Any economy needs a foundation of regular workers. Allowing them to be effortlessly, precisely, topped up, substituted when absent, or replaced on retirement from an equally supported fluid workforce should boost job-creating businesses.

 

4) PRODUCTIVITY: Assets optimized

POEMs could drive productivity-enhancing trends through a regional economy:

  • Efficient allocation: Skills gaps would be identifiable in advance through POEMs’ data. (“What is the utilization rate of accredited cellphone repairers next week?”) Individuals would have click-now access to training, possibly auto-scheduled around paid work. Likewise, the invisible hand in well-informed markets should push premises, equipment, and other resources to their most productive application.
  • Policy possibilities: An  industrial strategy? Initiatives to bring returning-mothers into the workforce? Spreading work around as automation throttles jobs? All easy to instigate, target, and fine-tune,  in the precise economy that POEMs undergirds.
  • Maximized hours: Efficient markets should pump increased hours of work to the existing population. Regions now reliant on temporary incomers could find citizens selling more hours as it is so easy and informed to do so. With human capital attracting financial capital, that’s a quality workforce.
  • Everyday entrepreneurs: POEMs breeds a “Just Try It” economy. Anyone can interrogate system data, spot openings, and trial a service, with no market entry costs. There’s a safety net of multiple ways of earning if any venture doesn’t work out. Education is on-going, adaptive, verifiable. Public markets should increase vital digital skills because the platform offers so much opportunity to users. Interventions to support the struggling are granular, perhaps triggered automatically.

 

5) COHESION: Platform Pride

POEMs pushes local people together, unintermediated by the business priorities of global brands. A world of localized interactions with individuals retaining almost all their earnings, supported, free to innovate, and able to cultivate regular customers or employers – any of which can develop into an off-platform relationship – is likely to see diminished alienation. Each person will have a tangible stake in their local economy.

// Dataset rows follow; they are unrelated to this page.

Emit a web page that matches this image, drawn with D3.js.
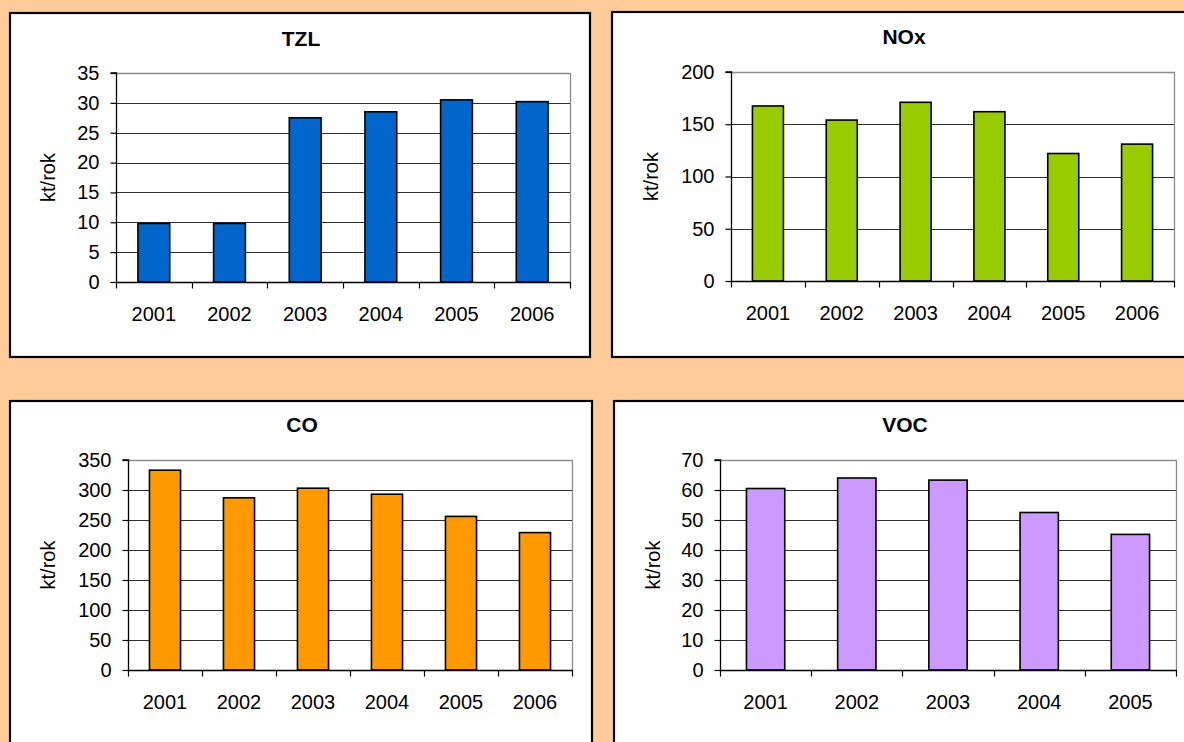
<!DOCTYPE html>
<html>
<head>
<meta charset="utf-8">
<script src="https://cdn.jsdelivr.net/npm/d3@7"></script>
<style>
  html, body { margin: 0; padding: 0; background: #FFCC99; overflow: hidden; }
  svg { display: block; }
  text { font-family: "Liberation Sans", Arial, sans-serif; fill: #000; }
</style>
</head>
<body>
<svg id="chart" width="1184" height="742"></svg>
<script>
// ---- data ----
const years6 = ["2001", "2002", "2003", "2004", "2005", "2006"];
const years5 = ["2001", "2002", "2003", "2004", "2005"];

const tzlValues = [9.8, 9.8, 27.5, 28.5, 30.5, 30.2];
const noxValues = [167.5, 154, 171, 162, 122, 131];
const coValues  = [333, 287, 303, 293, 256, 229];
const vocValues = [60.5, 64, 63.3, 52.5, 45.2];

const tzlTicks = [0, 5, 10, 15, 20, 25, 30, 35];
const noxTicks = [0, 50, 100, 150, 200];
const coTicks  = [0, 50, 100, 150, 200, 250, 300, 350];
const vocTicks = [0, 10, 20, 30, 40, 50, 60, 70];

const titles = ["TZL", "NOx", "CO", "VOC"];
const yTitle = "kt/rok";

// ---- layout (not data) ----
const panels = [
  { title: titles[0], cats: years6, vals: tzlValues, ticks: tzlTicks, color: "#0066CC",
    box: { x: 10, y: 13, w: 580, h: 344 }, plot: { l: 116, t: 73, r: 570, b: 282 }, titleY: 46, yLabX: 48 },
  { title: titles[1], cats: years6, vals: noxValues, ticks: noxTicks, color: "#99CC00",
    box: { x: 612, y: 12, w: 582, h: 345 }, plot: { l: 731, t: 72, r: 1174, b: 281 }, titleY: 44, yLabX: 651 },
  { title: titles[2], cats: years6, vals: coValues, ticks: coTicks, color: "#FF9900",
    box: { x: 10, y: 401, w: 582, h: 345 }, plot: { l: 128, t: 460, r: 572, b: 670 }, titleY: 432, yLabX: 48 },
  { title: titles[3], cats: years5, vals: vocValues, ticks: vocTicks, color: "#CC99FF",
    box: { x: 614, y: 401, w: 580, h: 345 }, plot: { l: 720, t: 460, r: 1176, b: 670 }, titleY: 432, yLabX: 653 }
];

const svg = d3.select("#chart");
const barFrac = 0.42;

panels.forEach(p => {
  const g = svg.append("g");
  // panel box
  g.append("rect")
    .attr("x", p.box.x).attr("y", p.box.y)
    .attr("width", p.box.w).attr("height", p.box.h)
    .attr("fill", "#fff").attr("stroke", "#000").attr("stroke-width", 2.2);

  const x = d3.scaleBand().domain(p.cats).range([p.plot.l, p.plot.r]).paddingInner(0).paddingOuter(0);
  const y = d3.scaleLinear().domain([0, d3.max(p.ticks)]).range([p.plot.b, p.plot.t]);

  // gridlines
  g.append("g").selectAll("line").data(p.ticks.filter(t => t > 0 && t < d3.max(p.ticks)))
    .join("line")
    .attr("x1", p.plot.l).attr("x2", p.plot.r)
    .attr("y1", d => Math.round(y(d)) + 0.5).attr("y2", d => Math.round(y(d)) + 0.5)
    .attr("stroke", "#303030").attr("stroke-width", 1);

  // plot area border (top & right), gray
  g.append("path")
    .attr("d", `M${p.plot.l},${Math.round(p.plot.t) + 0.5}H${p.plot.r + 0.5}V${p.plot.b}`)
    .attr("fill", "none").attr("stroke", "#8c8c8c").attr("stroke-width", 1.3);

  // bars
  g.append("g").selectAll("rect").data(p.cats.map((c, i) => ({ c, v: p.vals[i] })))
    .join("rect")
    .attr("x", d => x(d.c) + x.bandwidth() * (1 - barFrac) / 2)
    .attr("width", x.bandwidth() * barFrac)
    .attr("y", d => y(d.v))
    .attr("height", d => y(0) - y(d.v))
    .attr("fill", p.color).attr("stroke", "#000").attr("stroke-width", 1.6);

  // y axis
  const yAxis = d3.axisLeft(y).tickValues(p.ticks).tickSize(6).tickPadding(11).tickFormat(d3.format("d"));
  const ya = g.append("g").attr("transform", `translate(${p.plot.l + 0.5},0)`).call(yAxis);
  ya.select(".domain").attr("stroke", "#000").attr("stroke-width", 1.3).attr("d", `M-6,${p.plot.t}H0V${p.plot.b}`);
  ya.selectAll(".tick line").attr("stroke", "#000").attr("stroke-width", 1.2);
  ya.selectAll(".tick text").attr("font-size", 20).attr("font-family", "Liberation Sans, Arial, sans-serif").attr("fill", "#000");

  // x axis
  const xa = g.append("g").attr("transform", `translate(0,${p.plot.b + 0.5})`);
  xa.append("line").attr("x1", p.plot.l).attr("x2", p.plot.r + 1).attr("y1", 0).attr("y2", 0)
    .attr("stroke", "#000").attr("stroke-width", 1.6);
  const bounds = p.cats.map(c => x(c)).concat([p.plot.r]);
  xa.selectAll("line.tk").data(bounds).join("line").attr("class", "tk")
    .attr("x1", d => Math.round(d) + 0.5).attr("x2", d => Math.round(d) + 0.5)
    .attr("y1", 0).attr("y2", 6).attr("stroke", "#000").attr("stroke-width", 1.2);
  xa.selectAll("text").data(p.cats).join("text")
    .attr("x", d => x(d) + x.bandwidth() / 2)
    .attr("y", 38)
    .attr("text-anchor", "middle").attr("font-size", 20)
    .text(d => d);

  // title
  g.append("text")
    .attr("x", p.box.x + p.box.w / 2 + 1).attr("y", p.titleY)
    .attr("text-anchor", "middle").attr("font-size", 21).attr("font-weight", "bold")
    .text(p.title);

  // y title
  const cy = (p.plot.t + p.plot.b) / 2;
  g.append("text")
    .attr("transform", `translate(${p.yLabX + 7},${cy}) rotate(-90)`)
    .attr("text-anchor", "middle").attr("font-size", 20)
    .text(yTitle);
});
</script>
</body>
</html>
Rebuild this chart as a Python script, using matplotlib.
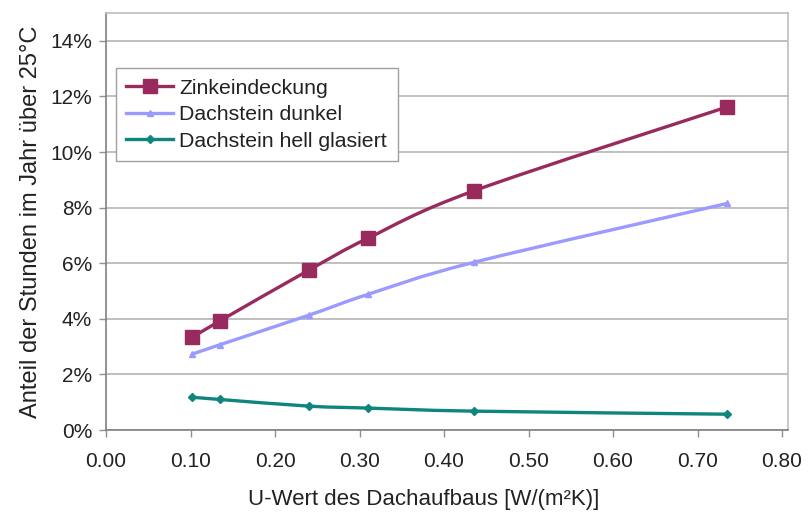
import numpy as np
import matplotlib.pyplot as plt
from matplotlib.path import Path
from matplotlib.patches import PathPatch
from matplotlib.ticker import FuncFormatter, MultipleLocator

plt.rcParams['font.family'] = ['Liberation Sans', 'DejaVu Sans']

u_wert = [0.102, 0.135, 0.240, 0.310, 0.435, 0.735]
zink = [3.33, 3.93, 5.75, 6.90, 8.60, 11.62]
dunkel = [2.73, 3.07, 4.13, 4.88, 6.03, 8.15]
hell = [1.18, 1.10, 0.86, 0.79, 0.68, 0.57]

names = ['Zinkeindeckung', 'Dachstein dunkel', 'Dachstein hell glasiert']
colors = ['#982a5e', '#9a9aff', '#0f857e']
markers = ['s', '^', 'D']
msizes = [9.5, 5, 4]


def smooth_path(x, y):
    # Excel-like smoothed line as cubic bezier segments
    pts = np.column_stack([x, y])
    verts = [pts[0]]
    codes = [Path.MOVETO]
    n = len(pts)
    for i in range(n - 1):
        p0 = pts[max(i - 1, 0)]
        p1 = pts[i]
        p2 = pts[i + 1]
        p3 = pts[min(i + 2, n - 1)]
        c1 = p1 + (p2 - p0) / 6.0
        c2 = p2 - (p3 - p1) / 6.0
        verts += [c1, c2, p2]
        codes += [Path.CURVE4] * 3
    return Path(verts, codes)


fig = plt.figure(figsize=(8.11, 5.2), dpi=100)
ax = fig.add_axes([0.1307, 0.173, 0.8409, 0.802])

for ys, name, c, m, ms in zip([zink, dunkel, hell], names, colors, markers, msizes):
    ax.add_patch(PathPatch(smooth_path(u_wert, ys), fill=False, edgecolor=c, lw=2.4, zorder=3))
    ax.plot(u_wert, ys, linestyle='none', marker=m, ms=ms, color=c, zorder=4)
    ax.plot([], [], color=c, lw=2.4, marker=m, ms=ms, label=name)

ax.set_xlim(0, 0.807)
ax.set_ylim(0, 15)
ax.xaxis.set_major_locator(MultipleLocator(0.1))
ax.set_yticks(np.arange(0, 15, 2))
ax.xaxis.set_major_formatter(FuncFormatter(lambda v, p: f'{v:.2f}'))
ax.yaxis.set_major_formatter(FuncFormatter(lambda v, p: f'{v:.0f}%'))
ax.grid(axis='y', color='#b4b4b4', lw=1.2)
ax.set_axisbelow(True)
ax.tick_params(axis='both', labelsize=15, colors='#222222', length=5, width=1)
ax.tick_params(axis='y', pad=5)
ax.tick_params(axis='x', pad=11)
ax.tick_params(axis='both', color='#909090')
for s in ['left', 'bottom']:
    ax.spines[s].set_color('#808080')
    ax.spines[s].set_linewidth(1.2)
for s in ['top', 'right']:
    ax.spines[s].set_color('#bdbdbd')
    ax.spines[s].set_linewidth(1.2)

ax.set_xlabel('U-Wert des Dachaufbaus [W/(m²K)]', fontsize=16, color='#222222')
ax.xaxis.set_label_coords(0.466, -0.142)
ax.set_ylabel('Anteil der Stunden im Jahr über 25°C', fontsize=17, color='#222222', labelpad=6)

leg = ax.legend(loc='upper left', bbox_to_anchor=(0.014, 0.868), fontsize=15.3,
                frameon=True, fancybox=False, edgecolor='#a0a0a0', framealpha=1,
                handlelength=2.2, labelspacing=0.35, borderpad=0.5, handletextpad=0.3,
                borderaxespad=0)
leg.get_frame().set_linewidth(1.0)
for t in leg.get_texts():
    t.set_color('#222222')

fig.savefig('out.png', dpi=100)
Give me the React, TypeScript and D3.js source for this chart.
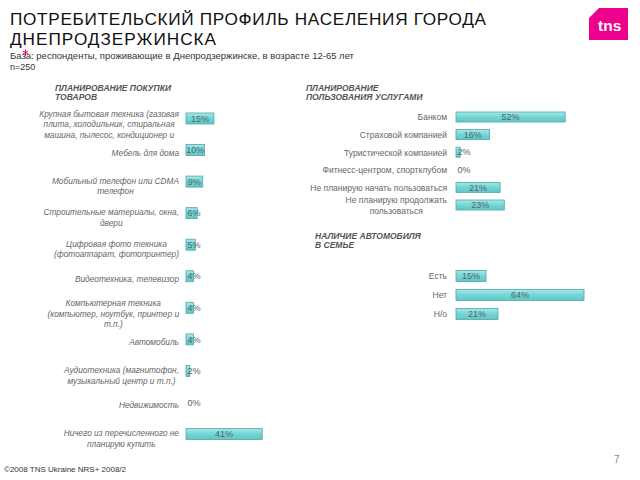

This could reach through barriers like urban “enclave economies”; geographic clusters of businesses united by ethnicity. A man may chose to remain working as, for example, a kitchen porter in Chinese restaurants; but if he does so through POEMs and keeps his system settings open, the wider world could soon start offering to upskill and widen his options.

By empowering people who earn fluidly, POEMs should benefit all workers, just as unionization is reported to lift even those who aren’t members. Unchallenged, for-profit hourly labor markets commoditize and devalue workers, which drives down the value of all labor. POEMs reverses the commoditization. There will still be minimum-wage workers, but they will be on a ladder and the willing ones should move up more quickly.

POEMs would be funded and run by multinationals, because few other entities have the resources and robustness required. But each market within it should be run by a responsive local franchisee. It’s hard to quantify, but the new facility might  then engender  regional pride. Contrast, for example, anti-Uber stickers around San Fransisco, their launch city, with Brits’ sustained enthusiasm for their National Health Service.